The Programme for Government negotiated by Fianna Fáil, Fine Gael and the Green Party has pledged that the incoming government will enact further legislation “within 12 months” of its formation to criminalise hate crime and hate speech.
Published under “Building Stronger and Safer Communities”, the proposed legislation “will create specific offences to ensure that those who target victims because of their association with a particular identity characteristic are identified as perpetrators of hate crime”. It states that offences prosecuted under future legislation will be processed “on the basis of the aggravated offences model”. In ensuring its implementation, the Programme asserts that it “will be supported by training across the criminal justice system, as well as victim supports”. With regard to hate speech, the document advances reform to “revise and update the Incitement to Hatred Act 1989” which will be informed by public consultations undertaken last October.
These proposals emerge amidst global protest and society-wide rethinking on issues of systemic racism and discrimination; sparked by the killing of George Floyd by the Minneapolis Police Department. Speaking after the Black Lives Matter protest outside the US Embassy in Ireland, Taoiseach Leo Varadkar opined that Ireland had made progress in combating racism, but that “we need to bring in some new laws around hate speech and hate crimes. It’s not easy to do because you don’t want to shut down freedom of speech either but we need to make some more progress on that”. These comments echo similar remarks made by Minister for Justice Charlie Flanagan last October that he was concerned “as to the manner in which minority groups in particular are being treated and the fact that offensive speech, hate speech is becoming commonplace in Ireland”.

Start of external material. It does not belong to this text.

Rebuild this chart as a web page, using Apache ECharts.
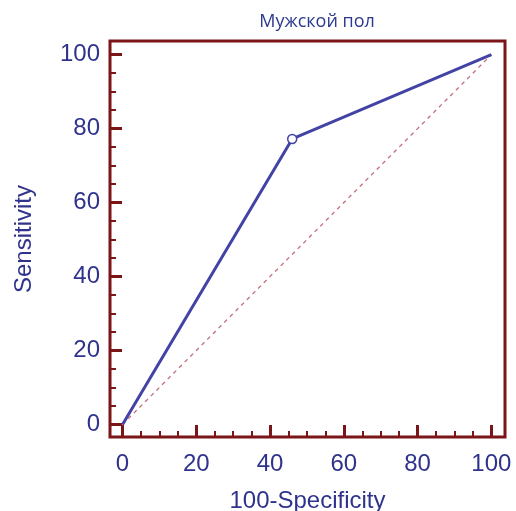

At the time of writing, Ireland does not have specific legislation to prosecute individuals who commit crimes (e.g. assault, criminal damage) with hateful intent against victims because of their association with a defined group and its particular characteristics (i.e. ethnicity, sexual orientation). Instead, judges may only take “a hate motive” into account as an aggravating factor when sentencing the criminal offence. Despite some internal Garda reforms in processing these crimes, such as improved motive and bias recording within the PULSE data system, it is routine that “the hate element of a crime is filtered out of the criminal justice process” by the time it reaches the judge’s chambers; a report issued by the Irish Human Rights and Equality Commission declared in 2018. Only the year before, the EU Fundamental Rights Agency had revealed that Ireland “ranked highest among the EU Member States” in reported attacks against respondents from a sub-Saharan background due to their ethnic or immigrant background (21% of respondents compared to the EU group average of 9%).
Ireland has one piece of hate crime legislation – the Prohibition of Incitement to Hatred Act 1989. This Act targets hate speech and prohibits threatening or abusive conduct which is likely or intended to stir up hatred against a group of persons based upon specific characteristics (e.g. race, sexual orientation). But the legislation in its current form has several limitations as identified by the Department of Justice’s review last October. Firstly, the characteristics section fails to reflect contemporary Irish society in its omission of transgender and intersex individuals from its scope. The Review also notes frustrations expressed by prosecutors at the high burden of proof set by the “likely” or “intended” to stir up hatred benchmarks. This goes some way towards explaining the Act’s rather toothless performance returning only 5 successful convictions in its 30-year existence. Lastly, uncertainty exists over its efficacy in the online sphere. Although “the definitions of “broadcast”, “publish”, “recording” and “distribute” in the Act are wide enough to cover social media discourse”, this is less clear for “distributing written material to the public or a section of the public”. As social media posts are limited to ‘followers’ or ‘friends’, the Review posits that these may not be public and therefore not prosecutable under the Act.
So what can we expect from future legislation in this area? Speaking to The College Tribune, Professor Bryan Fanning (UCD Migration and Social Policy) would anticipate “courts to specifically acknowledge racism and other hate motives in defining offences and imposing sentences” in any proposed bill. “Racist motives” must be “considered in prosecution and sentencing” by the Gardaí otherwise there exists “no incentive to record and investigate racism”. These reforms would necessitate “the setting out of sentencing policies by the Director of Public Prosecutions” which has “historically” been resistant to such measures. With these reforms noted, Professor Fanning observes that it “require[s] some fundamental changes that I fear would not be addressed in the kind of Hate Crime legislation that is proposed”. As distinct from legislation, Fanning adds that not enough is being done to “respond to the needs of victims of racism” and “unless agencies are clearly accountable to victims” then this neglect can “often lead to further trauma”.
At a student level, UCD commits to upholding “the dignity and respect of the individual” and support their right “to study and/or work in an environment which is free from discrimination” under its Dignity and Respect Policy. Pursuant to the Policy, bullying, sexual harassment and other forms of harassment are prohibited and complaints processed under its accompanying Dignity and Respect Procedure. “Other harassment” is the operative word here as it applies to any “unwanted conduct” that is discriminatory, including “one-off incident[s]”, pertaining to gender/gender identity, race, sexual orientation and more. Where a complaint is upheld against a student, then Student Code penalties are administered which at its severest can result in “expulsion from the university”.